Students at Miami University of Ohio, Harvard, and other schools held solidarity walkouts on Friday. While I was writing this article, students at Yale also began their own encampment.
While I was in the undergrad organizing panel, members of Student Workers of Columbia (SWC, UAW 2710) were busy; people in the NYC Labor Notes group chat were asking what could be done, if we could have a meeting. SWC members at the conference began setting one up. With only an hour or so of lead time, around 100 Labor Notes attendees, many of whom are not from NYC, gathered during the conference lunch break to discuss solidarity with the arrested Columbia students. SWC is circulating this solidarity petition against the repression that can be signed by both individuals and unions (click this link to sign), and many more ideas and issues were raised at the meeting.

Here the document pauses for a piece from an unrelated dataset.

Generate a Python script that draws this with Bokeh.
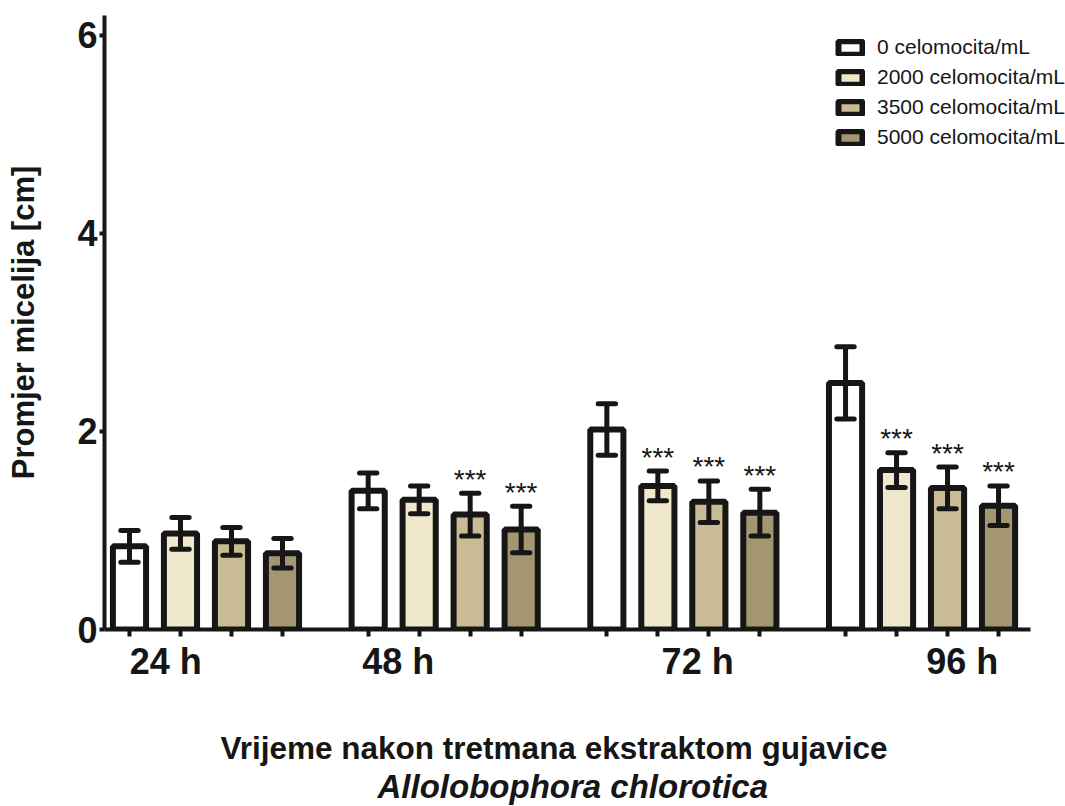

This illustrates some of the potential of Labor Notes; when over 4,000 mobilized workers from all over are gathered in one place, things can happen.
As my comrade Tatiana Cozzarelli pointed out during the meeting: UAW President Shawn Fain is at this conference — he should call for the UAW to mobilize in support of the students. The UAW represents the graduate workers and some of the academic staff at Columbia as well as the adjunct faculty at Barnard College, Columbia’s sister school.
What if Shawn Fain had attended the meeting? What if he did make that call? What if Labor Notes used its network to call for solidarity? What if instead of inviting people like Chicago Mayor Brandon Johnson to speak at the opening session, we used this opportunity to have the conversations needed to build a new working class party that collaborated nationwide to engage in political fights? What if we used the Labor Notes conference to organize a combative fight against the repression of the Palestine movement, using our power as workers?
Workers here are eager, angry, and inspired. My hope is that as a result of this meeting, SWC gets a lot more signatures for their solidarity statement, but that it also kickstarts a larger movement against repression. One worker at the meeting spoke about how no one ever won a strong contract without a protest — and so the right to protest impacts all of us, and if we give them an inch by allowing such repression at Columbia to go unchecked, they’ll take a mile. Just a handful of examples we’ve already covered on our website, like the escalations from the Detroit police, in New Jersey, at Google, and in Berlin, all show that repression for Palestine activism is ramping up. The Fifth Circuit Court has already made a ruling that will significantly curtain protests in Louisiana, Mississippi, and Texas by making protest organizers liable for any crimes committed by participants — and the Supreme Court allowed this ruling to stand.
While the timing of this conference with the Columbia encampment is a coincidence, let’s not let our time together in Chicago as representatives of the U.S. labor movement go to waste. Let’s use this opportunity to broaden the movement in support of the Columbia students and protect all of us against further repression.